Turner, who has encountered this problem firsthand, has a successful solution. “Once we reorganize a police department’s property room and we’ve trained staff on the software, when a new person comes in, we can do a Web conference to bring them up to speed based on the information about the property room when I first get there,” she says.
Beyond Software, Evidence Management Experience is Key
Software that automates a wide range of tasks involved with managing evidence has undeniably become a crucial tool, especially given the growing influx of evidence many property rooms receive each month. Software can help property room personnel easily locate evidence, perform inventories and generate all the necessary reports for evidence control and auction lists and inventories. But even having an automated property room presents a downside if there is not consistent training provided on the software, Latta says. “You get trained by someone who (over time) doesn’t recall what he or she has learned from the vendor. So, just a fraction of the software’s capabilities are learned by newer property room staff. If you haven’t been trained adequately on the software, how do you know how to get the data out?”
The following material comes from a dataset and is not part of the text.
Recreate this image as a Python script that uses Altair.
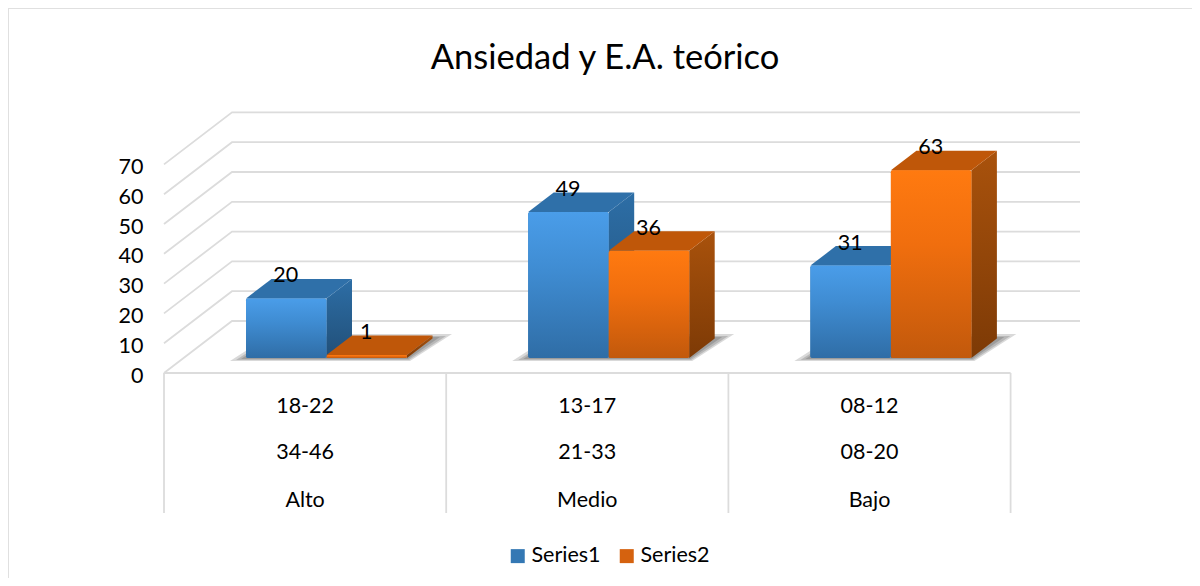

A key advantage of on-site training for a police department’s evidence room is that the trainer brings a wide range of professional experience in evidence management. For example, Turner has helped agencies plan relocations, rewrite standard operating procedures (SOPs), navigate the accreditation process and work out issues revealed in a bad audit report. Turner, who has visited and trained personnel in 125 property rooms, noted that she can take what she’s learned in one property room and apply it to a training session at another agency’s facility. Such focused attention has made a huge difference in quality of training and how well property room personnel retain what they learn. “When we do on-site training, we don’t get nearly the calls that we would if we had not provided it,” Turner says. And, she adds, more of the software’s features are tapped when on-site training occurs.